What needs to be done: The lines from the top of the material through the line with "p.xaxis.axis_label_standoff = 6" are to be set down exactly. Leave the pictures out.

Collected data:
━━━━━━

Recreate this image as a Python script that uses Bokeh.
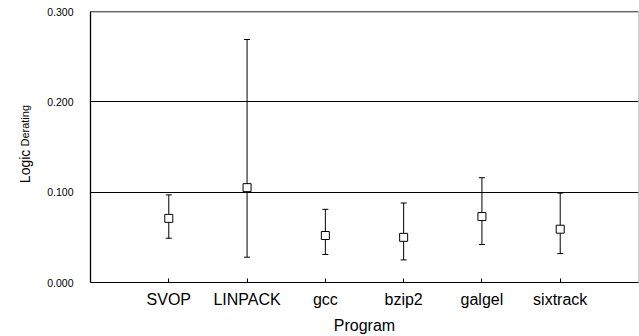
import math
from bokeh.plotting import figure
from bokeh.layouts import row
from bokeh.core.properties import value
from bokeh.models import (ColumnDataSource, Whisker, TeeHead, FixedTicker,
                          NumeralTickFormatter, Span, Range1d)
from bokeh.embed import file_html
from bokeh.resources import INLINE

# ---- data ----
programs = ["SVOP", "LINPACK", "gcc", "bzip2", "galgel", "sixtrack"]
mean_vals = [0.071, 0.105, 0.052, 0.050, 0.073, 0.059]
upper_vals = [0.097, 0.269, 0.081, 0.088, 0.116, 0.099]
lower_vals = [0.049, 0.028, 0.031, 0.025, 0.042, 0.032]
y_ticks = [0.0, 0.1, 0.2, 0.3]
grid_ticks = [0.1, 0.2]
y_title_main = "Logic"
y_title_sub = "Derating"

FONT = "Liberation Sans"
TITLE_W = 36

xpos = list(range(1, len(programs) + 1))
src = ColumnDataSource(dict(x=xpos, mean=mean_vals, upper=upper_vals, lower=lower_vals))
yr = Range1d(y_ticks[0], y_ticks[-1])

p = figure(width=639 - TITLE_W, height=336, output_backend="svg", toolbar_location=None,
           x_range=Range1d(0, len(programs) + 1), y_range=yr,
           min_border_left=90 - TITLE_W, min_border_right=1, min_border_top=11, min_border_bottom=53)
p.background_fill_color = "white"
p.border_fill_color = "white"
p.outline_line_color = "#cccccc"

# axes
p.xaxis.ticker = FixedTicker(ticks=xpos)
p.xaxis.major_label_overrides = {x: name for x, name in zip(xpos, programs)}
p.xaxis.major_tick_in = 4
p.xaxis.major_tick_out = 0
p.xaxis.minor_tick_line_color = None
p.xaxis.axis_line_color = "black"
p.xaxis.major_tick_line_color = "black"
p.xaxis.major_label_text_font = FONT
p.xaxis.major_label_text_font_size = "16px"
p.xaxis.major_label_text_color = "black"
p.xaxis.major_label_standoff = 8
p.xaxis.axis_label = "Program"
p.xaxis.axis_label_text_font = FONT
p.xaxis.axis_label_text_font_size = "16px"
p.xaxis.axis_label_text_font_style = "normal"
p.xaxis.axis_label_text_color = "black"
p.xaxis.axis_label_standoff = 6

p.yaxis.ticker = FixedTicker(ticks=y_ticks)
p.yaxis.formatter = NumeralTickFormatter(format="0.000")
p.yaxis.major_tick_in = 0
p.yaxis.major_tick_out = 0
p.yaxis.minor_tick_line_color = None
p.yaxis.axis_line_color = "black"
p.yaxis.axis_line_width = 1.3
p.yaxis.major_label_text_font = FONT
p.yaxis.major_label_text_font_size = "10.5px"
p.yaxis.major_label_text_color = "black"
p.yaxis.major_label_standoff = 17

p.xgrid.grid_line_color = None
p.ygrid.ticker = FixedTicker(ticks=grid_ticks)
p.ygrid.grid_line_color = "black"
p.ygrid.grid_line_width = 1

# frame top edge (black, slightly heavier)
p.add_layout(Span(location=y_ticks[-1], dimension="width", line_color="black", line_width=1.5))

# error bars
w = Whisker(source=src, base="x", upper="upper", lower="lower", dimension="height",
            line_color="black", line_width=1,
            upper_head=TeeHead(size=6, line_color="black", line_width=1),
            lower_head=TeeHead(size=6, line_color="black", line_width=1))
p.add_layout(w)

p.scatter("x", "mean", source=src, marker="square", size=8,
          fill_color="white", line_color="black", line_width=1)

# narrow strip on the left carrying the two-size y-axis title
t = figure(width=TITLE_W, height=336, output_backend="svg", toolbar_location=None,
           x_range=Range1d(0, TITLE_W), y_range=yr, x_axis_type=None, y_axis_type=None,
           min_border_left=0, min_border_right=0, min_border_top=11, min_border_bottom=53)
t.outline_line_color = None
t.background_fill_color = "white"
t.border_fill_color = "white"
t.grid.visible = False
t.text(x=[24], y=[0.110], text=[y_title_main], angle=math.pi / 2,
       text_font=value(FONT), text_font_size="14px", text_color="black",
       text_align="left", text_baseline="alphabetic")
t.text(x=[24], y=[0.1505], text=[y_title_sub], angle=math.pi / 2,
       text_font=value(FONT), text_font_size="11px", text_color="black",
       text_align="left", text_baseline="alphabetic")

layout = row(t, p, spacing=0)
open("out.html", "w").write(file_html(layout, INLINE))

━━━━━━

Task solution:
Recreate this image as a Python script that uses Bokeh.
import math
from bokeh.plotting import figure
from bokeh.layouts import row
from bokeh.core.properties import value
from bokeh.models import (ColumnDataSource, Whisker, TeeHead, FixedTicker,
                          NumeralTickFormatter, Span, Range1d)
from bokeh.embed import file_html
from bokeh.resources import INLINE

# ---- data ----
programs = ["SVOP", "LINPACK", "gcc", "bzip2", "galgel", "sixtrack"]
mean_vals = [0.071, 0.105, 0.052, 0.050, 0.073, 0.059]
upper_vals = [0.097, 0.269, 0.081, 0.088, 0.116, 0.099]
lower_vals = [0.049, 0.028, 0.031, 0.025, 0.042, 0.032]
y_ticks = [0.0, 0.1, 0.2, 0.3]
grid_ticks = [0.1, 0.2]
y_title_main = "Logic"
y_title_sub = "Derating"

FONT = "Liberation Sans"
TITLE_W = 36

xpos = list(range(1, len(programs) + 1))
src = ColumnDataSource(dict(x=xpos, mean=mean_vals, upper=upper_vals, lower=lower_vals))
yr = Range1d(y_ticks[0], y_ticks[-1])

p = figure(width=639 - TITLE_W, height=336, output_backend="svg", toolbar_location=None,
           x_range=Range1d(0, len(programs) + 1), y_range=yr,
           min_border_left=90 - TITLE_W, min_border_right=1, min_border_top=11, min_border_bottom=53)
p.background_fill_color = "white"
p.border_fill_color = "white"
p.outline_line_color = "#cccccc"

# axes
p.xaxis.ticker = FixedTicker(ticks=xpos)
p.xaxis.major_label_overrides = {x: name for x, name in zip(xpos, programs)}
p.xaxis.major_tick_in = 4
p.xaxis.major_tick_out = 0
p.xaxis.minor_tick_line_color = None
p.xaxis.axis_line_color = "black"
p.xaxis.major_tick_line_color = "black"
p.xaxis.major_label_text_font = FONT
p.xaxis.major_label_text_font_size = "16px"
p.xaxis.major_label_text_color = "black"
p.xaxis.major_label_standoff = 8
p.xaxis.axis_label = "Program"
p.xaxis.axis_label_text_font = FONT
p.xaxis.axis_label_text_font_size = "16px"
p.xaxis.axis_label_text_font_style = "normal"
p.xaxis.axis_label_text_color = "black"
p.xaxis.axis_label_standoff = 6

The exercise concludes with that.